- Aim -
Restate the data below word for word. Skip any images it contains.

==========

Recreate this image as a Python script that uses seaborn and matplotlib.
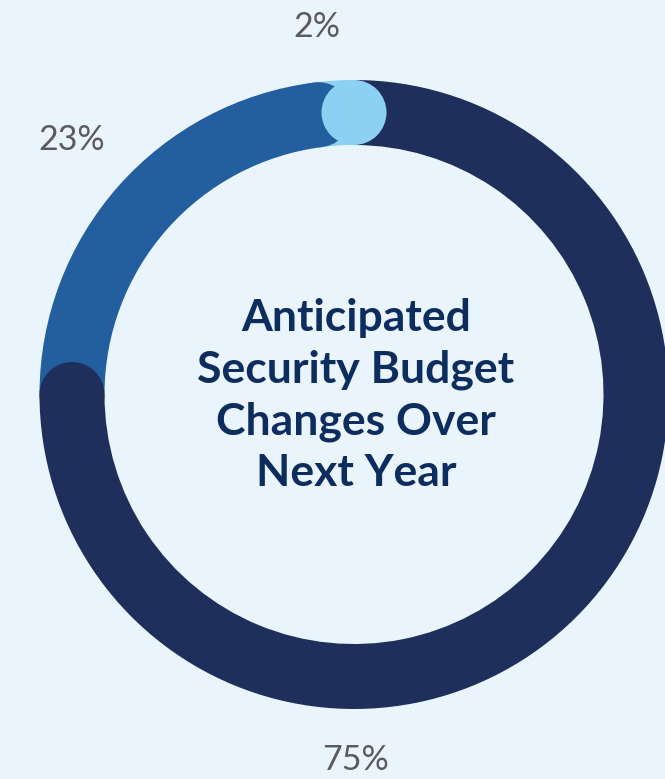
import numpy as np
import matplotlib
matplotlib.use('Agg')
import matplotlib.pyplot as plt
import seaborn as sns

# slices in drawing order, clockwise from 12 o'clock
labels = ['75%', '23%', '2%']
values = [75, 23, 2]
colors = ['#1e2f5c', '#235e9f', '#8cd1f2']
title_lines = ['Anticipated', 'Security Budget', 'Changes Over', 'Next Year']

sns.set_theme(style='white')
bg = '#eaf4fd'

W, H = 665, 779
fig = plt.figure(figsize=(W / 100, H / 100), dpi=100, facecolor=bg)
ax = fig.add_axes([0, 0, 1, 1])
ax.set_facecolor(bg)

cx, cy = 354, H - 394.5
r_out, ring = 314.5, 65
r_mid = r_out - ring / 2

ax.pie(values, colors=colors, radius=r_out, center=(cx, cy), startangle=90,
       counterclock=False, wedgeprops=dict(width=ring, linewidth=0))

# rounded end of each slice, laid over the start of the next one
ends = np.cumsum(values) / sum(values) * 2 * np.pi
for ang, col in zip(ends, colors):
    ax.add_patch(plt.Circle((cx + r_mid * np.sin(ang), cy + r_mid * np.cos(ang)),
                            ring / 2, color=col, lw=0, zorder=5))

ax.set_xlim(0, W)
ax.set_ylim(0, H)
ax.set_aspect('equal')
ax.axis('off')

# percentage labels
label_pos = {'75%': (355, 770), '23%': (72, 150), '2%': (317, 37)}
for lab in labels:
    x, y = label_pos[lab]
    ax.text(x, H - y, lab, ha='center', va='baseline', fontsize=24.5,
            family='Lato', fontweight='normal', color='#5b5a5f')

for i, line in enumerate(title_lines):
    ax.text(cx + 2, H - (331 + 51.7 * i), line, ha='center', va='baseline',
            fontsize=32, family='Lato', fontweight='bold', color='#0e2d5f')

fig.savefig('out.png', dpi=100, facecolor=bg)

==========

- Solution for this exercise -
Recreate this image as a Python script that uses seaborn and matplotlib.
import numpy as np
import matplotlib
matplotlib.use('Agg')
import matplotlib.pyplot as plt
import seaborn as sns

# slices in drawing order, clockwise from 12 o'clock
labels = ['75%', '23%', '2%']
values = [75, 23, 2]
colors = ['#1e2f5c', '#235e9f', '#8cd1f2']
title_lines = ['Anticipated', 'Security Budget', 'Changes Over', 'Next Year']

sns.set_theme(style='white')
bg = '#eaf4fd'

W, H = 665, 779
fig = plt.figure(figsize=(W / 100, H / 100), dpi=100, facecolor=bg)
ax = fig.add_axes([0, 0, 1, 1])
ax.set_facecolor(bg)

cx, cy = 354, H - 394.5
r_out, ring = 314.5, 65
r_mid = r_out - ring / 2

ax.pie(values, colors=colors, radius=r_out, center=(cx, cy), startangle=90,
       counterclock=False, wedgeprops=dict(width=ring, linewidth=0))

# rounded end of each slice, laid over the start of the next one
ends = np.cumsum(values) / sum(values) * 2 * np.pi
for ang, col in zip(ends, colors):
    ax.add_patch(plt.Circle((cx + r_mid * np.sin(ang), cy + r_mid * np.cos(ang)),
                            ring / 2, color=col, lw=0, zorder=5))

ax.set_xlim(0, W)
ax.set_ylim(0, H)
ax.set_aspect('equal')
ax.axis('off')

# percentage labels
label_pos = {'75%': (355, 770), '23%': (72, 150), '2%': (317, 37)}
for lab in labels:
    x, y = label_pos[lab]
    ax.text(x, H - y, lab, ha='center', va='baseline', fontsize=24.5,
            family='Lato', fontweight='normal', color='#5b5a5f')

for i, line in enumerate(title_lines):
    ax.text(cx + 2, H - (331 + 51.7 * i), line, ha='center', va='baseline',
            fontsize=32, family='Lato', fontweight='bold', color='#0e2d5f')

fig.savefig('out.png', dpi=100, facecolor=bg)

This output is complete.